Am 27.04.2016 um 14:31 schrieb Tero Kristo <t-kristo@xxxxxx>:
On 27/04/16 09:04, H. Nikolaus Schaller wrote:
Am 26.04.2016 um 19:27 schrieb Tony Lindgren <tony@xxxxxxxxxxx>:
Tero,
* H. Nikolaus Schaller <hns@xxxxxxxxxxxxx> [160418 11:23]:
OMAP5 has a register to control if the ckobuffer is enabled
and defines the polarity. ckobuffer is required to drive a twl6040
with the system clock. Hence, add the pinctrl,single to the
OMAP5 SoC description so that omap5-board-common can
set up the ckobuffer as required.
Is this really a mux or should it be a mux clock?
It is a pinmux setting for the clock out buffer to choose what signal
(and polarity) is presented on the fref_xtal_clk pad.
The register is part of the CTRL_MODULE_WKUP.
The clock signal is the xtal master clock of the whole SoC.
Although there is a bit to choose an alternate clock, there is no
alternate in the OMAP5 silicon.
Therefore I would say it is about padconf and not clock or clock mux
related.
It just happens to be a clock signal which can be routed to this
pad.
The two could very well be implemented as clock nodes, a mux and a gate. This would describe the hardware functionality better imo, if the assumptions made here are correct. Implementing the control as pinctrl hacks looks rather weird to me.
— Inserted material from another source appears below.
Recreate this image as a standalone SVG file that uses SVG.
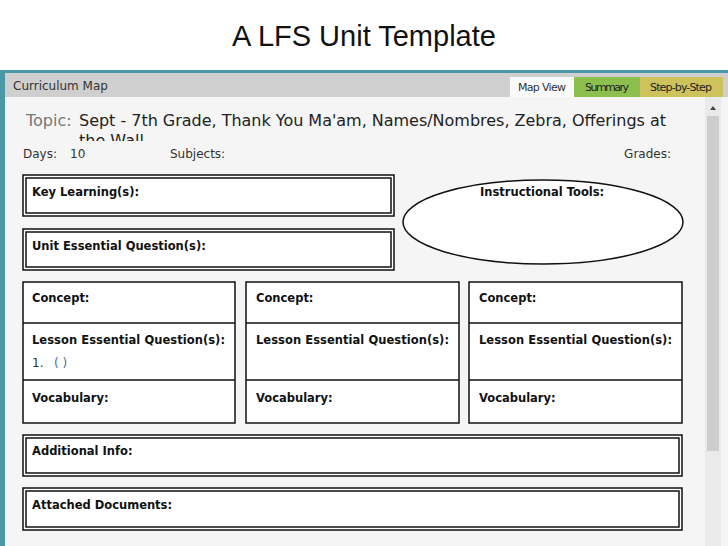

Why do you consider it a "pinctrl hack"? IMHO it is not a hack, but 100% proper use of pinctrl.
The control register for the clock output buffer is part of the CTRL_MODULE_WKUP, which includes the well known pin controls of gpio1_wk but also this ckobuffer control. So it is grouped with these in a single control register block of the SoC. See "19.6.5.1 CTRL_MODULE_WKUP_PAD" of the TRM.
And IMHO, the naming "buffer" indicates that it controls the pad buffer (like all pinmux) and not the clock.
Yes, of course if can be described differently, as you propose. And one might argue that the twl6040 might want to request its master clock input (19.2 MHz) which could turn on the buffer on demand.
The question it raises to me are:
* isn't it "overkill" to describe a static pinmux register setup (it does not need to be turned on/off during operation) as mux (without function in OMAP5 SoC) + gate?
* does it require new driver code to correctly write to the control register?
* does it work if the twl6040 is hooked up differently?
I could not find any documentation related to the ckobuffer usage though,
On the EVM it is the FREF_XTAL_OUT (Ball L33) which goes as signal H_SYSCLK through a jumper (R87) and then as signal P_SYSCLK to the MCLK (Ball K7) of the twl6040.
Description of FREF_XTAL_OUT is in section 3.3.1 of the TRM.
maybe Peter can provide some insight?
I think you spent some considerable time bringing up twl6040 a few years back...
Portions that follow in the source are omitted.